Want to know what is the 80/20 rule in time management? Then you’re in the right place.
You’ve no doubt heard of the Pareto Principle. It states that 80% of your results come from 20% of your efforts. The original principle was developed by an economist named Vilfredo Pareto in the early 1900s, and has since been applied to every niche imaginable. Experts in fields ranging from aerospace to zoology use the Pareto Principle to help them decide to allocate their limited resources.
Back in the early 1900s, Pareto observed that 80% of the peas produced by his garden came from 20% of his pea pods (1). That observation, which later became known as the 80/20 rule, was further developed by specialists in a variety of fields.
What Is The 80/20 Rule In Time Management:
For example, in retail, it was observed that 80% of sales came from 20% of customers. In the music industry, 80% of the available radio coverage is given to 20% of the bands and musical artists. (Actually, it’s more like 99% / 1%, but you get the idea.) In software engineering, 80% of productivity comes via 20% of the engineering team’s processes.
The point is, not every task on your to-do list has the same importance. Some tasks will contribute to your goals much more than others. Some will be a complete waste of time. You need to determine which tasks are worth focusing on and which can be put on the backburner or dismissed entirely.
Why You Must Apply The 80/20 Rule To Your Life
Applying the Pareto Principle is one of the most important habits you can develop if you want to increase your productivity. If you never distinguish between the tasks that contribute to your goals and those that do not, you’ll forever waste time.

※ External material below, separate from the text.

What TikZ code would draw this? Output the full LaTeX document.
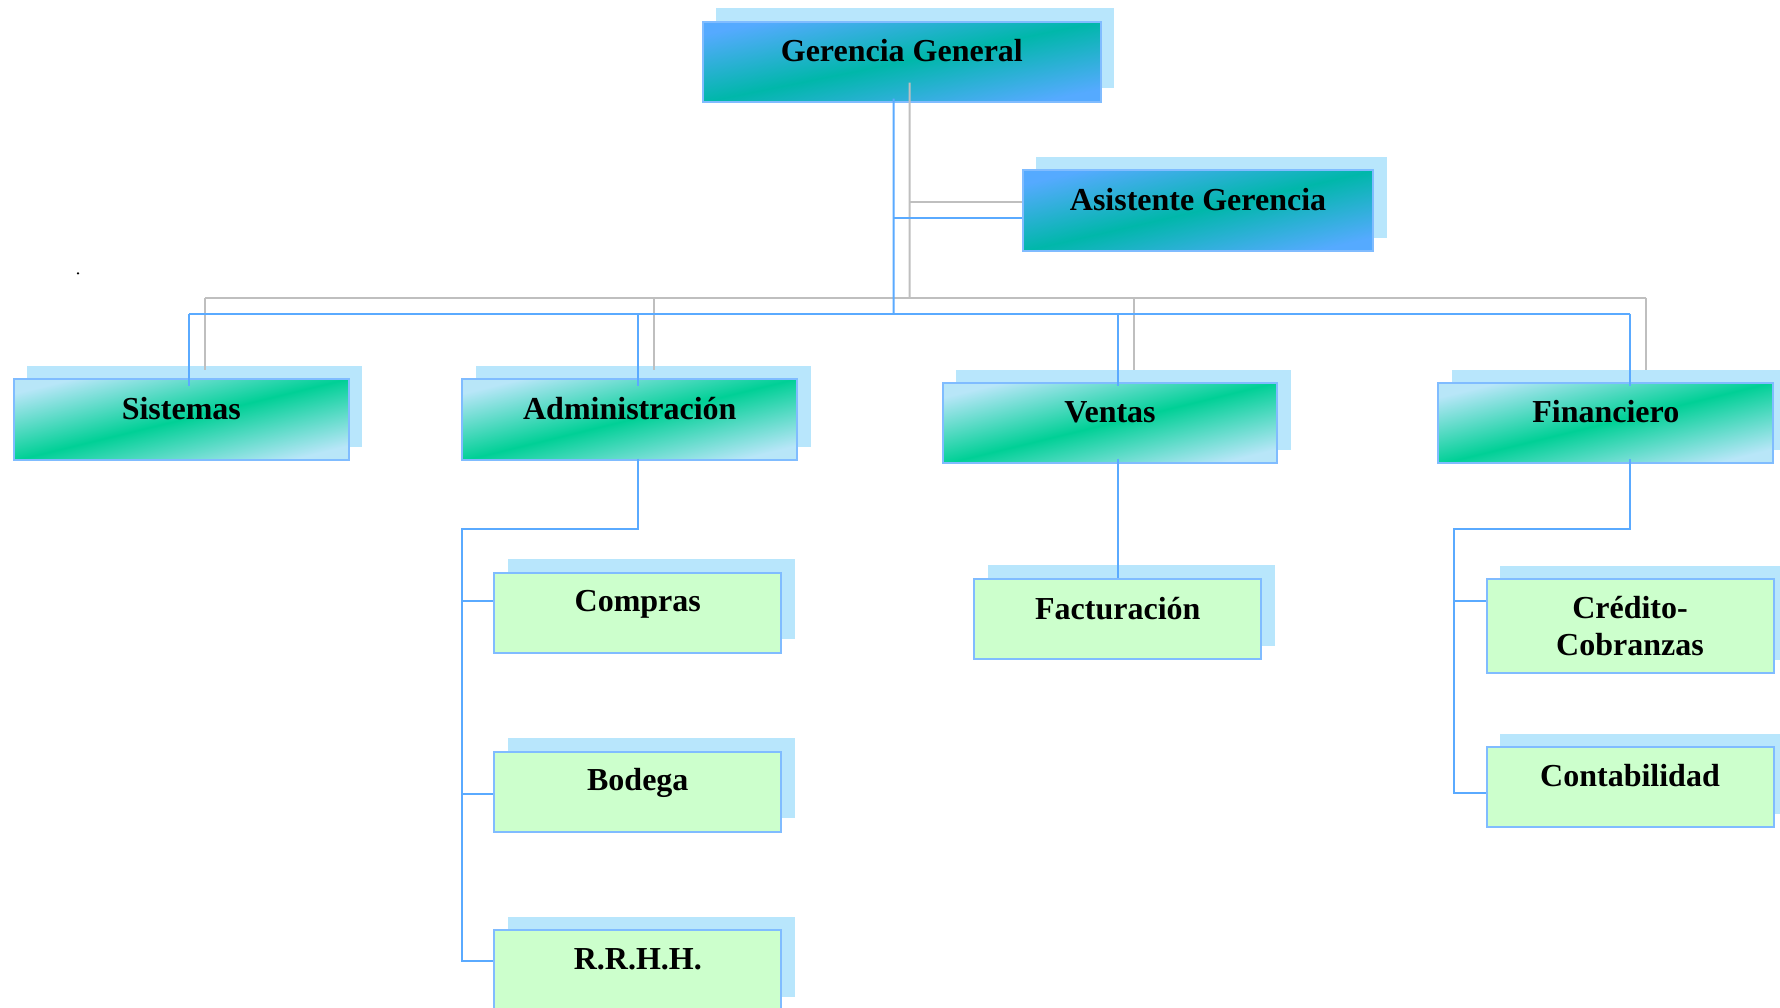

Time wasted on non-essential tasks is time that could be spent with your family and friends; or building a side business that generates a second income; or advancing your career and becoming an authority in your niche; or simply relaxing and allowing your brain to recover after a demanding day.
By applying the 80/20 rule in time management, you’ll be more inclined to weed out the peripheral activities that offer little value. In doing so, you’ll free up more time that can be used toward more productive and rewarding ends.
There are a myriad of ways you can apply the 80/20 rule to your day. It just takes a little creativity and a willingness to chuck most of the extraneous tasks currently filling up your to-do list.
How To Apply The 80/20 Rule And Save More Time
First, let’s talk about your email. Do you truly need to read every message that comes into your inbox? Probably not. Most of them can be ignored or read when you have free time on your hands. Think of the email newsletters you receive. You can probably unsubscribe from most of them and suffer zero consequences.
Second, consider the voicemails you receive. Is it imperative that you return each one? Again, probably not. Sure, every person who leaves a voicemail for you might want a response. But their desire for one doesn’t obligate you. In those cases when a response is warranted, consider emailing the requested information. That way, you can avoid getting trapped in a phone conversation that cuts into your productive work time.
Third, if you run a business, think about the amount of time you spend addressing customers’ complaints. Are you using that time efficiently?
Consider: some of your customers contribute a high percentage of sales, and thus deserve a lot of attention. Other customers may contribute very little to your bottom line. Hence, it makes little sense to spend a significant amount of time addressing their complaints, especially if their complaints lack merit. It’s better to offer a full refund and move on.
One way to save time as a business owner is to come up with a way to minimize complaints in the first place. If you’re a service provider, make sure your service is top-notch. If you sell products, make sure they’re of high quality. Also, post a Frequently Asked Questions page on your website that can head off potential problems that multiple customers have reported in the past.
Fourth, scrutinize each task on your to-do list (2) that repeats or is similar to tasks you’ve completed in the past. Those items are taking a lot of your time over the long run. Ask yourself how they’ve contributed to your goals. Did they move you forward? If so, by how much?
Here, you want to determine whether the tasks are worth your time and attention. Are you performing them because they’re important or because you’ve always performed them? If they’re not contributing to your goals, cross them off your list.
Fifth, think about your internet surfing. Think about the sites you visit each week. Write them down and set the list aside. Then, review the list after a week has passed. How many of the sites proved useful to your goals? How many contributed to your bottom line?
Chances are, very few will qualify as keepers. It’s fine to surf for pleasure. The internet can be a good way to relax. But if you’re spending hours each day on Facebook, CNN and YouTube, you’re wasting a considerable amount of time.
We’ve only covered a few areas in your life that could benefit from the 80/20 rule. You can apply it in many other ways. The important thing to remember is that your time is like money. Every minute you save by getting rid of nonessential tasks is a minute you can spend elsewhere.
For some people, that’s a life-changing epiphany. Bottom line: to become ultra-productive, get into the habit of consistently applying the 80/20 rule in every area of your life.